Again: the dignity of the old written Revelation is not compromised because God has virtually given a further revelation in His works, i.e., by enabling man to know more about the rock-strata and the succession of life on the earth. That is what it really comes to. It should never be forgotten that the book of Nature is a revelation.
The works of God, if interpreted truly, are evidence of the same nature as the word of God if interpreted truly. God has created man and his reason. It is impossible to suppose that it can be unrighteous reasoning in God's sight, to derive from the facts of nature any legitimate conclusion to which those facts point. It is childish to believe that God created ready-made—if I may so speak—rocks with fossils in them, marks of rain-drops showing which way the wind blew at the time, foot-prints of birds, animals with remains of the prey they had been feeding on, in their stomachs, and so forth. It is perfectly reasonable and right to conclude certainly, that those creatures were once living beings; that the surface of the earth was once a soft sediment which received the impression of the rain-drops as they fell; and that stratified rocks were deposited out of lakes and seas, as we see alluvial strata deposited at the present day. It is impossible, therefore, that (if we are not misled by appearances) any well-ascertained fact can be contrary to the truth of God as explained by Revelation. If we are not sure of the facts of nature, we must wait patiently till further knowledge enlightens us, and must not hastily conclude that the Bible is wrong. The repeated corrections which successive years have compelled us to make in conclusions which were once firmly accepted and proclaimed as "truths of science," should teach us caution in this respect.
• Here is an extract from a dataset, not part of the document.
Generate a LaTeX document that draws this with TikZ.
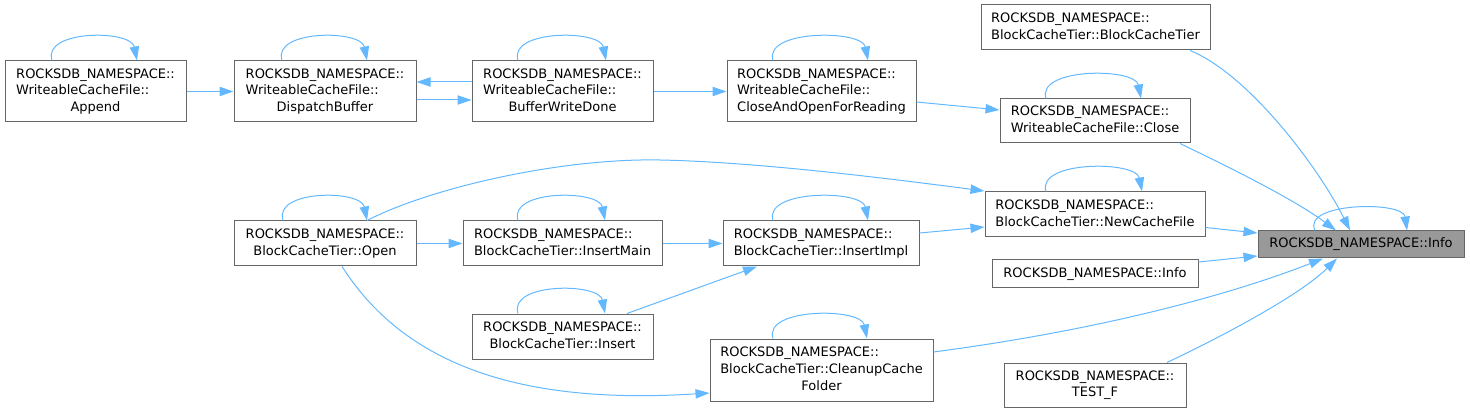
\documentclass[tikz,border=0pt]{standalone}
\usepackage{fontspec}
\setmainfont{DejaVu Sans}
\usepackage{tikz}
\usetikzlibrary{arrows.meta,calc}
\definecolor{edgeBlue}{HTML}{63B8FF}
\definecolor{boxGray}{HTML}{666666}
\definecolor{targetGray}{HTML}{999999}
% upper lines flush left, last line centred
\newcommand{\lbl}[2]{\begin{tabular}{@{}l@{}}#1\\\multicolumn{1}{@{}c@{}}{#2}\end{tabular}}
\tikzset{
  fn/.style={draw=boxGray, fill=white, line width=0.75pt, inner sep=0pt,
    font=\fontsize{9.75}{12.5}\selectfont, minimum height=33.75pt},
  edge/.style={edgeBlue, line width=0.75pt, -{Triangle[length=10.5pt,width=7pt]}},
}

\begin{document}
\begin{tikzpicture}[x=0.75pt, y=-0.75pt]
  \useasboundingbox (0,0) rectangle (1470,413);

  % WriteableCacheFile chain
  \node[fn, minimum width=135.75pt, minimum height=45.75pt] (app) at (95.5,91.5)
    {\lbl{ROCKSDB\_NAMESPACE::\\WriteableCacheFile::}{Append}};
  \node[fn, minimum width=136.5pt, minimum height=45.75pt] (disp) at (325,91.5)
    {\lbl{ROCKSDB\_NAMESPACE::\\WriteableCacheFile::}{DispatchBuffer}};
  \node[fn, minimum width=135.75pt, minimum height=45.75pt] (bwd) at (562.5,91.5)
    {\lbl{ROCKSDB\_NAMESPACE::\\WriteableCacheFile::}{BufferWriteDone}};
  \node[fn, minimum width=141.75pt, minimum height=45.75pt] (cao) at (821.5,91.5)
    {\lbl{ROCKSDB\_NAMESPACE::\\WriteableCacheFile::}{CloseAndOpenForReading}};

  % right column
  \node[fn, minimum width=171.75pt] (bctor) at (1095.5,27.5)
    {\lbl{ROCKSDB\_NAMESPACE::}{BlockCacheTier::BlockCacheTier}};
  \node[fn, minimum width=142.5pt, minimum height=33pt] (close) at (1095,121)
    {\lbl{ROCKSDB\_NAMESPACE::}{WriteableCacheFile::Close}};
  \node[fn, minimum width=165pt] (ncf) at (1095,214.5)
    {\lbl{ROCKSDB\_NAMESPACE::}{BlockCacheTier::NewCacheFile}};
  \node[fn, minimum width=154.5pt, minimum height=21pt] (info2) at (1095,274)
    {ROCKSDB\_NAMESPACE::Info};
  \node[fn, minimum width=136.5pt, minimum height=33pt] (testf) at (1095,385)
    {\lbl{ROCKSDB\_NAMESPACE::}{TEST\_F}};
  \node[fn, fill=targetGray, minimum width=154.5pt, minimum height=20.25pt] (info) at (1361,244.5)
    {ROCKSDB\_NAMESPACE::Info};

  % BlockCacheTier chain
  \node[fn, minimum width=136.5pt] (open) at (325,243.5)
    {\lbl{ROCKSDB\_NAMESPACE::}{BlockCacheTier::Open}};
  \node[fn, minimum width=149.25pt] (imain) at (562.5,243.5)
    {\lbl{ROCKSDB\_NAMESPACE::}{BlockCacheTier::InsertMain}};
  \node[fn, minimum width=147pt] (iimpl) at (821,243.5)
    {\lbl{ROCKSDB\_NAMESPACE::}{BlockCacheTier::InsertImpl}};
  \node[fn, minimum width=135.75pt] (ins) at (562.5,336.5)
    {\lbl{ROCKSDB\_NAMESPACE::}{BlockCacheTier::Insert}};
  \node[fn, minimum width=167.25pt, minimum height=46.5pt] (clean) at (821.5,370)
    {\lbl{ROCKSDB\_NAMESPACE::\\BlockCacheTier::CleanupCache}{Folder}};

  % self calls
  \draw[edge] ($(app.north)+(-43.5,0)$) .. controls +(-10,-31) and +(-6,-31) .. ($(app.north)+(41.5,0)$);
  \draw[edge] ($(disp.north)+(-43,0)$) .. controls +(-10,-31) and +(-6,-31) .. ($(disp.north)+(42,0)$);
  \draw[edge] ($(bwd.north)+(-44.5,0)$) .. controls +(-10,-31) and +(-6,-31) .. ($(bwd.north)+(43.5,0)$);
  \draw[edge] ($(cao.north)+(-48.5,0)$) .. controls +(-10,-31) and +(-6,-31) .. ($(cao.north)+(46.5,0)$);
  \draw[edge] ($(close.north)+(-49,0)$) .. controls +(-10,-31) and +(-6,-31) .. ($(close.north)+(46,0)$);
  \draw[edge] ($(ncf.north)+(-49,0)$) .. controls +(-10,-31) and +(-6,-31) .. ($(ncf.north)+(47,0)$);
  \draw[edge] ($(open.north)+(-42,0)$) .. controls +(-10,-31) and +(-6,-31) .. ($(open.north)+(42,0)$);
  \draw[edge] ($(imain.north)+(-44.5,0)$) .. controls +(-10,-31) and +(-6,-31) .. ($(imain.north)+(42.5,0)$);
  \draw[edge] ($(iimpl.north)+(-48,0)$) .. controls +(-10,-31) and +(-6,-31) .. ($(iimpl.north)+(47,0)$);
  \draw[edge] ($(ins.north)+(-44.5,0)$) .. controls +(-10,-31) and +(-6,-31) .. ($(ins.north)+(42.5,0)$);
  \draw[edge] ($(clean.north)+(-48.5,0)$) .. controls +(-10,-31) and +(-6,-31) .. ($(clean.north)+(45.5,0)$);
  \draw[edge] ($(info.north)+(-46,0)$) .. controls +(-14,-28) and +(-4,-30) .. ($(info.north)+(46,0)$);

  % calls
  \draw[edge] (app) -- (disp);
  \draw[edge] ($(bwd.west)+(0,-9.5)$) -- ($(disp.east)+(0,-9.5)$);
  \draw[edge] ($(disp.east)+(0,8.5)$) -- ($(bwd.west)+(0,8.5)$);
  \draw[edge] (bwd) -- (cao);
  \draw[edge] ($(cao.east)+(0,10.5)$) -- ($(close.west)+(0,-11)$);
  \draw[edge] ($(close.south)+(85,0)$) .. controls (1235,170) and (1295,200) .. ($(info.north)+(-25,0)$);
  \draw[edge] ($(bctor.south)+(94.5,0)$) .. controls (1250,75) and (1320,170) .. ($(info.north)+(-11,0)$);
  \draw[edge] ($(ncf.east)+(0,13)$) -- ($(info.west)+(0,-11.5)$);
  \draw[edge] ($(info2.east)+(0,-12)$) -- ($(info.west)+(0,11.5)$);
  \draw[edge] ($(clean.east)+(0,-18)$) .. controls (1100,330) and (1230,295) .. ($(info.south)+(-38,0)$);
  \draw[edge] ($(testf.north)+(72,0)$) .. controls (1225,335) and (1300,295) .. ($(info.south)+(-24,0)$);
  \draw[edge] ($(open.north)+(42,0)$) .. controls (430,188) and (560,158) .. (660,160)
    .. controls (760,162) and (900,180) .. ($(ncf.west)+(0,-23.5)$);
  \draw[edge] (open) -- (imain);
  \draw[edge] (imain) -- (iimpl);
  \draw[edge] ($(iimpl.east)+(0,-10.5)$) -- ($(ncf.west)+(0,12.5)$);
  \draw[edge] ($(ins.north)+(64.5,0)$) -- ($(iimpl.south)+(-64,0)$);
  \draw[edge] ($(open.south)+(17,0)$) .. controls (405,365) and (520,405) .. ($(clean.west)+(0,23)$);
\end{tikzpicture}
\end{document}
Nor, lastly, is it any reproach to the Church, as keeper of the Divine Revelation, that its opinion of certain passages should vary with the growth of knowledge. It would be hardly necessary to make this obvious remark but for the fact that it has been reproached against Christian belief, that science is contrary to the Bible, and that the Church has ever had to confess itself wrong, after having persecuted people for not following its peculiar views. It is, indeed, unfortunate that a blind zeal for God has led, in the past, to persecution; the Church failing to see that such men as Galileo and Bruno never denied God at all, nor did their discoveries really contradict the Word. But persecution is not a sin peculiar to the Church; it is a sin of human nature.
It is also true that Christian views may be wrong, but the fault is in the views, not in the Bible.
Scientific men, of all people, should be the last to complain of change in views, seeing that what was science two hundred years ago is now (much of it) exploded nonsense.
There is no harm whatever in changing our views about the meaning of difficult passages—provided we never let go our hold on the central truth, and put the error to our own account, not saying that the Word itself is wrong.
It may, in this connection, be at once observed that any particular explanation, or that one which I propose presently to suggest, of the first chapters of Genesis, may not commend itself to the reader, and yet the general argument I have adduced will hold good notwithstanding.
All that I care to contend is, that science does not contradict a syllable of the narrative on one possible interpretation, and that changes in view as to interpretation are no arguments against the truth of the passage itself.